Netto Null ist das klimapolitische Schlagwort dieses Sommers. Der Bundesrat hat am 28. August 2019 beschlossen, dass die Schweiz bis 2050 nicht mehr Treibhausgase ausstossen soll, als natürliche und technische Speicher aufnehmen können. Dies kommt einer eigentlichen Kehrtwende in der Schweizer Klimapolitik gleich. Im Jahre 2050 gibt es per Saldo keine CO2-Emissionen mehr. Das bedeutet eine vollständige Umstellung von Öl und Gas auf Erneuerbare.

Das Klimaziel stellt sicher, dass die Schweiz ihren Beitrag zur Begrenzung der weltweiten Klimaerwärmung auf unter 1,5 Grad leistet. Die Schweiz reiht sich damit in eine Vielzahl von Ländern ein, die Netto-Null-Ziele für 2050 anstreben. Die Schweiz ist vom Klimawandel besonders betroffen, da die Temperaturen hierzulande doppelt so stark steigen wie im weltweiten Durchschnitt.

Anreize schaffen

Als nächstes sind nun Massnahmen und Umsetzungen gefragt, um dieses Ziel auch wirklich zu erreichen. Es ist klar, dass die Schweizer Klimapolitik wesentliche Schritte vorwärts machen muss. Bei den energiebedingten Emissionen sind die Ziele aus technischer Sicht relativ einfach zu erreichen. Möglichst bald sollen keine fossilbetriebenen Heizungen installiert werden. Und auf jedes geeignete Dach gehört eine Fotovoltaikanlage.

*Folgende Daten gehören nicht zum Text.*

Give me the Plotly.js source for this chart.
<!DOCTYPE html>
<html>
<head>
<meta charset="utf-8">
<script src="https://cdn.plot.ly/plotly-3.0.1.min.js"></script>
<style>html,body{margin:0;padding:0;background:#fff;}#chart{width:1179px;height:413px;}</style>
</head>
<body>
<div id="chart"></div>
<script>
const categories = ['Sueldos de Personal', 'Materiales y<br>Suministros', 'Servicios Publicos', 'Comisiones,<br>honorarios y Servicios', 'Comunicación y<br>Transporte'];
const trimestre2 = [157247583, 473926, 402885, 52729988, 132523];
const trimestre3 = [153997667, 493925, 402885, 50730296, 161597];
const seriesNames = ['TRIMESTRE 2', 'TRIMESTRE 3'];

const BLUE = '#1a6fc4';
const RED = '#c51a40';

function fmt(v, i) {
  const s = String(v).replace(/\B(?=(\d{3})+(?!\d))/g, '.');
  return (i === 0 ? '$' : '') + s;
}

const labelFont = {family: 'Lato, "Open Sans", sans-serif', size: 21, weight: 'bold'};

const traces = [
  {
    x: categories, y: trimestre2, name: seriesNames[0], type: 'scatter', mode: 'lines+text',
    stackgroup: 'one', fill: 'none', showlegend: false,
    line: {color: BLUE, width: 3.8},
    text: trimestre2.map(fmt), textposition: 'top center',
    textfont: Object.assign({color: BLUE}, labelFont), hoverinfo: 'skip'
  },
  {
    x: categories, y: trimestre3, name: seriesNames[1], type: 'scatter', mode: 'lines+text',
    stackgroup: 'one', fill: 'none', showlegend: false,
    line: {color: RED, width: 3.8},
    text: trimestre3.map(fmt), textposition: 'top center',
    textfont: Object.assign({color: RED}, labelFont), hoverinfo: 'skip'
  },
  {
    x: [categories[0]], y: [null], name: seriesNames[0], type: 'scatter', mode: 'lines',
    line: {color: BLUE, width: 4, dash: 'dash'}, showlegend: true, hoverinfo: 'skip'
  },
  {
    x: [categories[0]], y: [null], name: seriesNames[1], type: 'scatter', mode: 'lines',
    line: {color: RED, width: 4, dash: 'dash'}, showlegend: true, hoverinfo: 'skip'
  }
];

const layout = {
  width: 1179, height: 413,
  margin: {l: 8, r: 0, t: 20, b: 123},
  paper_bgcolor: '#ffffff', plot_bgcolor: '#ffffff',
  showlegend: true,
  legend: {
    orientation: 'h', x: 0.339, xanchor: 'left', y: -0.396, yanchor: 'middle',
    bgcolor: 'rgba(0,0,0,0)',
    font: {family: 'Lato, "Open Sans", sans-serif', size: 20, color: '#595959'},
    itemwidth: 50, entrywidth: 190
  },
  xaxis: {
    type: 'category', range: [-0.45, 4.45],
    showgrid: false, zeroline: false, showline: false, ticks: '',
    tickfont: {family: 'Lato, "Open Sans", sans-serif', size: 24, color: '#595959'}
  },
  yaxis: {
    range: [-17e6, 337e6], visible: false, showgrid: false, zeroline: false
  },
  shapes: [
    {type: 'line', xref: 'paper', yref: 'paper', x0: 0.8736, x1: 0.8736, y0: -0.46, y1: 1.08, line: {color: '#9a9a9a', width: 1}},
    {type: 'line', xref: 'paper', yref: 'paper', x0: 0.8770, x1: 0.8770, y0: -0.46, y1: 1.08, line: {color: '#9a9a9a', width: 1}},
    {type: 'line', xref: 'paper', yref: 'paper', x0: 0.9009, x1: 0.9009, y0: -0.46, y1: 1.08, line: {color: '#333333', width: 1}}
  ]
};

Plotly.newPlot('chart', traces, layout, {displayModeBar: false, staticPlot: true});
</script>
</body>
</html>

Ebenso muss der Fahrzeugpark auf erneuerbare umgestellt werden: mit Elektrizität, Biogas und Wasserstoff. Vereinfacht ausgedrückt soll die Energieversorgung zu 100 Prozent erneuerbar ohne Treibhausgasemissionen sein. Zusätzlich braucht es effizientere Gebäude. Die aktuelle Sanierungsrate von gut einem Prozent, muss mindestens verdreifacht werden. Für Investoren sind Anreize zu schaffen, am ehesten in Form von Finanzhilfen.

Die Politik ist gefordert

Für all diese Umstellungen ist die Technik vorhanden und erprobt, die Wirtschaftlichkeit ist gegeben und es entstehen erst noch regionale Arbeitsplätze. Die grösste Hürde für die Umsetzung ist die Politik. Bisher fehlten in den nationalen Räten die Mehrheiten, die einen Wandel als klimapolitisch notwendig und volkswirtschaftlich vorteilhaft erachten.
Viele Gemeinden, insbesondere Energiestädte sind in der Energiepolitik dem Bund einen Schritt voraus. Sie haben eigene Förderprogramme, initiieren und planen Wärmeverbünde und sensibilisieren die Bevölkerung.

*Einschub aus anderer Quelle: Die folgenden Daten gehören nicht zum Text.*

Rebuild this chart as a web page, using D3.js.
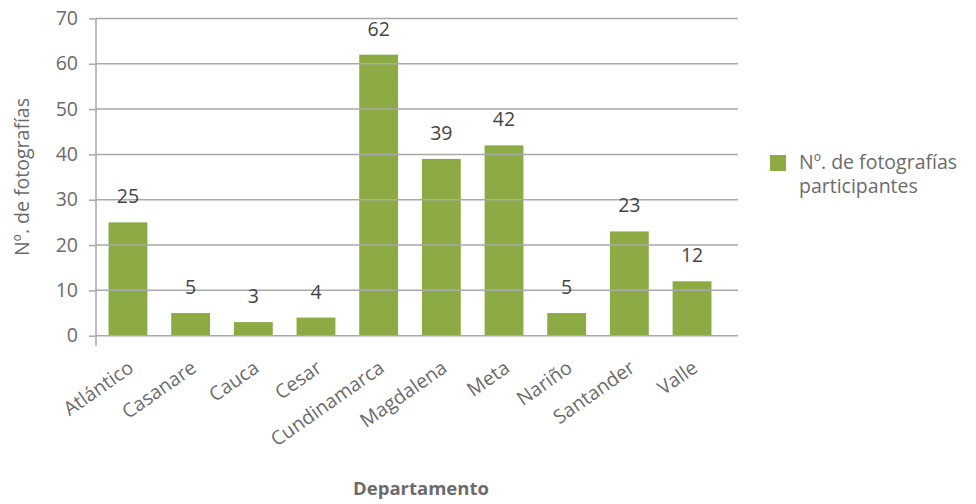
<!DOCTYPE html>
<html><head><meta charset="utf-8">
<script src="https://cdn.jsdelivr.net/npm/d3@7"></script>
<style>body{margin:0;background:#fff;} text{font-family:"Open Sans",sans-serif;}</style>
</head><body><svg id="c" width="976" height="504"></svg>
<script>
const categories = ["Atlántico","Casanare","Cauca","Cesar","Cundinamarca","Magdalena","Meta","Nariño","Santander","Valle"];
const values = [25,5,3,4,62,39,42,5,23,12];
const yTicks = [0,10,20,30,40,50,60,70];
const seriesName = ["Nº. de fotografías","participantes"];
const yTitle = "Nº. de fotografías";
const xTitle = "Departamento";

(function(){
const svg = d3.select("#c");
const pl = 96, pr = 738, pt = 18.4, pb = 335.7;
const fs = "19.5px";
const x = d3.scaleBand().domain(categories).range([pl, pl + 628]).paddingInner(0.38).paddingOuter(0.2);
const y = d3.scaleLinear().domain([0,70]).range([pb, pt]);
const green = "#8CAB45", grid = "#A9A9A9", tc = "#6b6b6b";

svg.append("g").selectAll("rect").data(values).join("rect")
  .attr("x",(d,i)=>x(categories[i])).attr("width",x.bandwidth())
  .attr("y",d=>y(d)).attr("height",d=>y(0)-y(d)).attr("fill",green);

const yAxis = d3.axisLeft(y).tickValues(yTicks).tickSize(7).tickPadding(11).tickFormat(d3.format("d"));
const ga = svg.append("g").attr("transform",`translate(${pl},0)`).call(yAxis);
ga.select(".domain").remove();
ga.selectAll(".tick line").attr("stroke",grid).attr("stroke-width",1.5);
ga.selectAll(".tick text").attr("fill",tc).style("font-size",fs).style("font-family","'Open Sans',sans-serif");
svg.append("g").selectAll("line").data(yTicks).join("line")
  .attr("x1",pl).attr("x2",pr).attr("y1",d=>y(d)).attr("y2",d=>y(d))
  .attr("stroke",grid).attr("stroke-width",1.5);
svg.append("line").attr("x1",pl).attr("x2",pl).attr("y1",pt).attr("y2",pb+10)
  .attr("stroke",grid).attr("stroke-width",1.5);

svg.append("g").selectAll("text").data(categories).join("text")
  .attr("transform",d=>`translate(${x(d)+x.bandwidth()/2+7},${pb+35}) rotate(-35)`)
  .attr("text-anchor","end").attr("fill",tc).style("font-size",fs).text(d=>d);

svg.append("g").selectAll("text").data(values).join("text")
  .attr("x",(d,i)=>x(categories[i])+x.bandwidth()/2).attr("y",d=>y(d)-19)
  .attr("text-anchor","middle").attr("fill","#454545").style("font-size",fs).text(d=>d);

svg.append("text").attr("transform",`translate(29,${(pt+pb)/2}) rotate(-90)`)
  .attr("text-anchor","middle").attr("fill",tc).style("font-size",fs).text(yTitle);
svg.append("text").attr("x",421).attr("y",495).attr("text-anchor","middle")
  .attr("fill",tc).style("font-size","18.5px").style("font-weight","bold").text(xTitle);

svg.append("rect").attr("x",770).attr("y",155).attr("width",16).attr("height",16).attr("fill",green);
svg.append("g").selectAll("text").data(seriesName).join("text")
  .attr("x",799).attr("y",(d,i)=>169+i*24).attr("fill",tc).style("font-size",fs).text(d=>d);
})();
</script></body></html>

In die Forschung investieren

Die CO2-Emissionen umfassen nebst den energiebedingten auch die Graue Energie von Konsumgütern und Baustoffen sowie deutliche Emissionen aus der Landwirtschaft. In diesen Bereichen muss weiter in die Forschung investiert werden. Die Schweiz als innovatives Land ist dazu bestens prädestiniert und kann sich erst noch international profilieren.

Es liegt in unserer Verantwortung, in unserem Interesse und insbesondere auch in unseren Möglichkeiten, dass wir energie- und klimapolitisch international eine Vorreiterrolle übernehmen. Wer, wenn nicht die Schweiz, mit den finanziellen Möglichkeiten, den Bildungsinstitutionen und dem stabilen politischen System, hat in die Chance und die Pflicht, energie- und klimapolitisch Zeichen zu setzen und voranzugehen?

Kurt Egger ist Geschäftsleiter und Mitinhaber der Firma Nova Energie GmbH in Sirnach TG, einem Beratungsbüro für Umwelt- und Energiefragen. Im Auftrag des Bundesamtes für Energie leitet er das Programm EnergieSchweiz für Gemeinden. Kurt Egger wurde im Herbst 2019 in den Nationalrat gewählt.